Christian right leaders are abuzz today because a new online candidate guide that has been posted by Focus on the Family Action, the political arm of Jim Dobson’s conservative Christian empire. The webpage offers edited excerpts of recent webcasts with the Family Research Council’s Tony Perkins, explaining where the candidates stand on “pro-family issues.”
The video about Rudy Giuliani suggests that the former New York mayor would appoint a judge who would uphold Roe v. Wade, and knocks him for dressing in drag on Saturday Night Live. The video on John McCain hits the Arizona senator for campaign finance reform, his opposition to the federal marriage amendment and his 2000 comments about Jerry Falwell and Pat Robertson. “You want someone to depend on when you are in a fight, and you never really know where he is going to be,” says Perkins about McCain in the video.

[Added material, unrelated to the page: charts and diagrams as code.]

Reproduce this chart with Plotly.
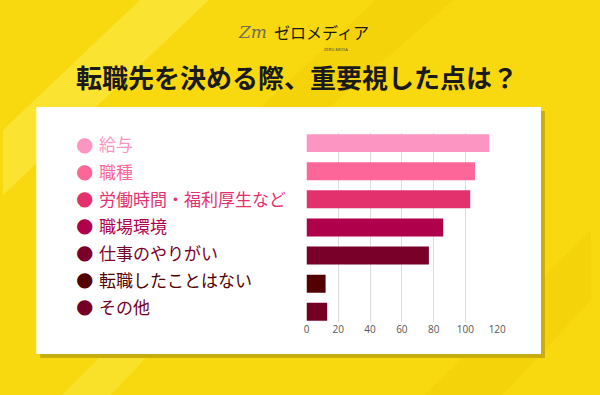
import plotly.graph_objects as go

categories = ["給与", "職種", "労働時間・福利厚生など", "職場環境", "仕事のやりがい", "転職したことはない", "その他"]
values = [115, 106, 103, 86, 77, 12, 13]
colors = ["#fd95c3", "#fc6698", "#e3316e", "#ae004b", "#790029", "#530000", "#730024"]
x_ticks = [0, 20, 40, 60, 80, 100, 120]
title_text = "転職先を決める際、重要視した点は？"

W, H = 600, 395
def px(x):
    return x / W
def py(y):
    return 1 - y / H

fig = go.Figure()
fig.add_trace(go.Bar(
    x=values, y=categories, orientation="h",
    marker=dict(color=colors, line=dict(width=0)),
    width=0.64, hoverinfo="x+y", showlegend=False,
))

shapes = []
stripe_col = ["rgba(255,240,90,0.45)", "rgba(240,200,0,0.35)", "rgba(255,240,90,0.35)", "rgba(240,200,0,0.3)"]
stripes = [
    [(0, 130), (140, 0), (210, 0), (0, 195)],
    [(430, 395), (600, 230), (600, 300), (510, 395)],
    [(60, 395), (220, 240), (260, 240), (110, 395)],
    [(380, 0), (460, 0), (330, 110), (260, 110)],
]
for pts, c in zip(stripes, stripe_col):
    path = " ".join(("M " if i == 0 else "L ") + f"{px(a):.4f},{py(b):.4f}" for i, (a, b) in enumerate(pts)) + " Z"
    shapes.append(dict(type="path", path=path, xref="paper", yref="paper", fillcolor=c,
                       line=dict(width=0), layer="below"))
# panel shadow and panel
shapes.append(dict(type="rect", xref="paper", yref="paper", x0=px(38), x1=px(553), y0=py(358), y1=py(111),
                   fillcolor="#c8ad0e", line=dict(width=0), layer="below"))
shapes.append(dict(type="rect", xref="paper", yref="paper", x0=px(34), x1=px(549), y0=py(354), y1=py(107),
                   fillcolor="#ffffff", line=dict(width=0), layer="below"))

annotations = []
annotations.append(dict(text=f"<b>{title_text}</b>", x=0.5, y=py(76), xref="paper", yref="paper",
                        showarrow=False, font=dict(size=26, color="#1a1a1a", family="Noto Sans CJK JP"),
                        xanchor="center", yanchor="middle"))
annotations.append(dict(text="<i>Zm</i>", x=px(238), y=py(32), xref="paper", yref="paper", showarrow=False,
                        font=dict(size=17, color="#6e6e5a", family="DejaVu Serif"), xanchor="left", yanchor="middle"))
annotations.append(dict(text="ゼロメディア", x=px(274), y=py(32), xref="paper", yref="paper", showarrow=False,
                        font=dict(size=16, color="#1a1a1a", family="Noto Sans CJK JP"), xanchor="left", yanchor="middle"))
annotations.append(dict(text="ZERO-MEDIA", x=px(340), y=py(49), xref="paper", yref="paper", showarrow=False,
                        font=dict(size=4, color="#444444"), xanchor="center", yanchor="middle"))
for i, (cat, col) in enumerate(zip(categories, colors)):
    annotations.append(dict(text="●", x=px(83), y=i, xref="paper", yref="y2", showarrow=False,
                            font=dict(size=20, color=col, family="DejaVu Sans"), xanchor="center", yanchor="middle"))
    annotations.append(dict(text=cat, x=px(96), y=i, xref="paper", yref="y2", showarrow=False,
                            font=dict(size=17, color=col, family="Noto Sans CJK JP"), xanchor="left", yanchor="middle"))

fig.update_layout(
    width=W, height=H,
    margin=dict(l=0, r=0, t=0, b=0),
    paper_bgcolor="#f8d910",
    plot_bgcolor="rgba(0,0,0,0)",
    shapes=shapes,
    annotations=annotations,
    xaxis=dict(domain=[px(309.7), px(504.3)], range=[0, 120], tickvals=x_ticks,
               showgrid=True, gridcolor="#dcdcdc", gridwidth=1, zeroline=False,
               tickfont=dict(size=10, color="#555555", family="Open Sans"), showline=False,
               ticks="", fixedrange=True),
    yaxis=dict(domain=[py(322), py(133)], range=[6.36, -0.36], showticklabels=False,
               showgrid=False, zeroline=False, ticks="", fixedrange=True),
    yaxis2=dict(domain=[py(322), py(133)], range=[6.59, -0.407], overlaying="y", visible=False,
                type="linear", fixedrange=True),
)

fig.write_html("out.html", config={"displayModeBar": False},
               post_script="document.body.style.margin='0';document.body.style.overflow='hidden';")
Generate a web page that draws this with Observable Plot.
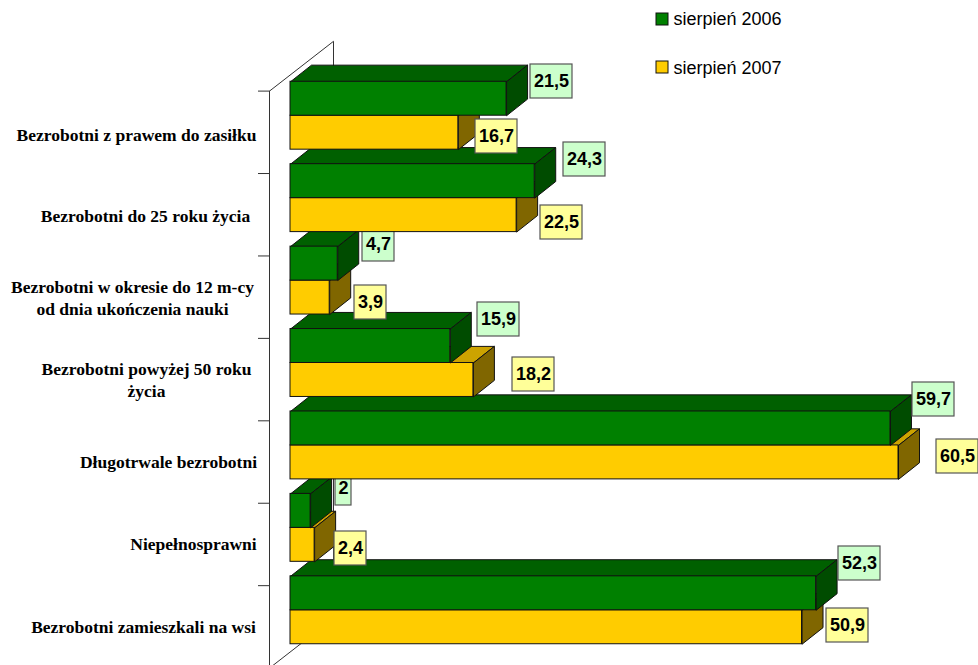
<!DOCTYPE html>
<html>
<head>
<meta charset="utf-8">
<style>html,body{margin:0;padding:0;background:#fff}svg{display:block}</style>
<script src="https://cdn.jsdelivr.net/npm/d3@7"></script>
<script src="https://cdn.jsdelivr.net/npm/@observablehq/plot@0.6"></script>
</head>
<body>
<script>
const categories = [
  "Bezrobotni z prawem do zasiłku",
  "Bezrobotni do 25 roku życia",
  "Bezrobotni w okresie do 12 m-cy\nod dnia ukończenia nauki",
  "Bezrobotni powyżej 50 roku\nżycia",
  "Długotrwale bezrobotni",
  "Niepełnosprawni",
  "Bezrobotni zamieszkali na wsi"
];
const values2006 = [21.5, 24.3, 4.7, 15.9, 59.7, 2, 52.3];
const values2007 = [16.7, 22.5, 3.9, 18.2, 60.5, 2.4, 50.9];
const seriesNames = ["sierpień 2006", "sierpień 2007"];

// layout (not data): pixel helpers for the hand-placed annotations of the original
const xDomain = [0, 60.5], xRange = [290, 898];
const yDomain = [0, 7], yRange = [74, 651];
const X = px => (px - xRange[0]) * (xDomain[1] - xDomain[0]) / (xRange[1] - xRange[0]);
const Y = px => (px - yRange[0]) * (yDomain[1] - yDomain[0]) / (yRange[1] - yRange[0]);
const depthX = X(xRange[0] + 21), depthY = Y(yRange[0] + 16.6);
const gap = 0.088, mid = 0.5;

const label2006 = [[551,81],[584,159],[378,244],[498,319],[933,399],[343,488],[859,563]];
const label2007 = [[496,136],[561,222],[370,302],[533,374],[957,456],[350,548],[847,625]];
const catPos = [[136,133.5],[145,214.5],[132,296],[146,378],[168,460.5],[193,542.5],[143,625.5]];

const palette = {
  g: {front:"#008000", top:"#006000", side:"#004c00", box:"#ccffcc"},
  y: {front:"#ffcc00", top:"#cca300", side:"#806600", box:"#ffff99"}
};
const edge = "#111";

function barMarks(v, y1, y2, c) {
  const top = [[0,y1],[depthX,y1-depthY],[v+depthX,y1-depthY],[v,y1],[0,y1]];
  const side = [[v,y1],[v+depthX,y1-depthY],[v+depthX,y2-depthY],[v,y2],[v,y1]];
  const opt = {x:d=>d[0], y:d=>d[1], stroke:edge, strokeWidth:1, strokeLinejoin:"miter"};
  return [
    Plot.line(top, {...opt, fill:c.top}),
    Plot.line(side, {...opt, fill:c.side}),
    Plot.rect([{v,y1,y2}], {x1:0, x2:"v", y1:"y1", y2:"y2", fill:c.front, stroke:edge, strokeWidth:1})
  ];
}

const boxW = s => s.length === 1 ? 16 : s.length === 3 ? 32 : 42;
const labelFont = {fontFamily:"Liberation Sans", fontWeight:"bold", fontSize:18, fill:"#000"};

function labelMarks(i) {
  const rows = [
    {s:String(values2006[i]).replace(".",","), p:label2006[i], c:palette.g.box},
    {s:String(values2007[i]).replace(".",","), p:label2007[i], c:palette.y.box}
  ];
  return [
    Plot.rect(rows, {
      x1:d=>X(d.p[0]-boxW(d.s)/2), x2:d=>X(d.p[0]+boxW(d.s)/2),
      y1:d=>Y(d.p[1]-17), y2:d=>Y(d.p[1]+17),
      fill:"c", stroke:"#555", strokeWidth:1.2
    }),
    Plot.text(rows, {x:d=>X(d.p[0]), y:d=>Y(d.p[1]), text:"s", ...labelFont})
  ];
}

// rows are painted bottom-up, so an upper row's bar covers a lower row's label, as in the original
const rowsReversed = d3.range(categories.length).reverse();
const bars = rowsReversed.flatMap(i => [
  ...barMarks(values2007[i], i + mid, i + 1 - gap, palette.y),
  ...barMarks(values2006[i], i + gap, i + mid, palette.g),
  ...labelMarks(i)
]);

// wall: front edge, top edge, back edge, floor edge
const wallFrontX = -depthX, backX = 2 * depthX + X(xRange[0] + 1);
const wall = [
  [wallFrontX, 0 + depthY], [backX, 0 - 2 * depthY],
  [backX, 7 - 2 * depthY], [wallFrontX, 7 + depthY], [wallFrontX, 0 + depthY]
];
const tickLen = X(xRange[0] + 11);
const ticks = d3.range(8).map(i => i + depthY);

const chart = Plot.plot({
  width: 978, height: 665,
  marginTop: 0, marginRight: 0, marginBottom: 0, marginLeft: 0,
  style: {background:"#fff"},
  x: {domain:xDomain, range:xRange, axis:null},
  y: {domain:yDomain, range:yRange, axis:null},
  color: {type:"identity"},
  marks: [
    Plot.line(wall, {x:d=>d[0], y:d=>d[1], stroke:"#333", strokeWidth:1, strokeLinejoin:"miter"}),
    Plot.ruleY(ticks, {x1:wallFrontX - tickLen, x2:wallFrontX, stroke:"#333", strokeWidth:1}),
    ...bars,
    // category labels
    Plot.text(categories, {
      x:(d,i)=>X(catPos[i][0]), y:(d,i)=>Y(catPos[i][1]), text:d=>d,
      fontFamily:"Liberation Serif", fontWeight:"bold", fontSize:17.5, lineHeight:1.26, fill:"#000", textAnchor:"middle"
    }),
    // legend
    Plot.rect(seriesNames, {
      x1:X(656), x2:X(668),
      y1:(d,i)=>Y(i?61:13), y2:(d,i)=>Y(i?73:25),
      fill:(d,i)=>i?palette.y.front:palette.g.front, stroke:edge, strokeWidth:1
    }),
    Plot.text(seriesNames, {
      x:X(673), y:(d,i)=>Y(i?68:19), text:d=>d, textAnchor:"start",
      fontFamily:"Liberation Sans", fontSize:18, fill:"#000"
    })
  ]
});
document.body.appendChild(chart);
</script>
</body>
</html>
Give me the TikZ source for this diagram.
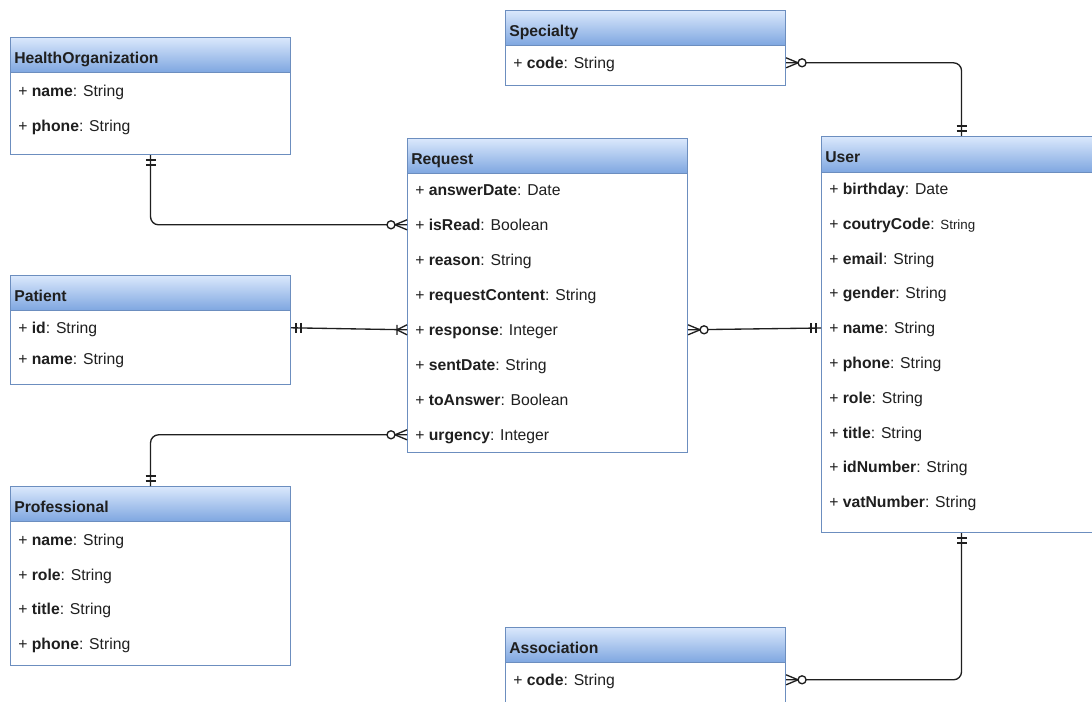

This is all to be expected. But then it gets controversial. The video on Mike Huckabee, who is the overwhelming favorite among the nation’s evangelical voters, is surprisingly harsh. After praising Huckabee’s social views, both Perkins and Tom Minnery, a policy expert at Focus on the Family, hammer the former Arkansas governor for his foreign policy views. Minnery suggests that Huckabee does not understand the cause for which American troops are dying in Iraq. Then Perkins suggests that Huckabee lacks the fiscal and national security credentials needed for a conservative presidential candidate. “The conservatives have been successful in electing candidates, and presidents in particular, when they have had a candidate that can address not only the social issues, [but] the fiscal issues and the defense issues,” says Perkins. “[Huckabee] has got to reach out to the fiscal conservatives and the security conservatives.” Ouch.
So what about Romney? He comes up roses. “He has staked out positions on all three of the areas that we have discussed,” says Perkins. “I think he continues to be solidly conservative.” Then Minnery defends Romney from criticism that he is too polished and smooth. “Mitt Romney has acknowledged that Mormonism is not a Christian faith,” Minnery adds. “But on the social issues we are so similar.”
Mat Staver, a Huckabee supporter and legal advisor to churches, says the videos go right up to the line that walls off issue advocacy from a candidate endorsement. “I think it does endorse Romney,” said Staver, the dean of the Liberty University School of Law. “The presentation on Huckabee was lacking objectivity and context.”
Minnery, for his part, told me this afternoon that, “There was no endorsement implied or intended.” Decide for yourself. The videos can be found here.
UPDATE: I first viewed the Huckabee video before 11 a.m. eastern time Thursday. When I spoke with Minnery in the afternoon, he said the video had been updated in the morning. As it turns out, the update to the Huckabee video came after I first viewed it. The new version of the video, which you will see if you click the above link, contains a significantly longer segment praising Huckabee’s social issue stands than was originally posted. The criticism of Huckabee appears unchanged. When I asked Staver what he thought of the new version of the video, he said, “After their attention was called to this, apparently Focus on the Family Action backtracked and edited the portion on Huckabee to make it appear more objective.”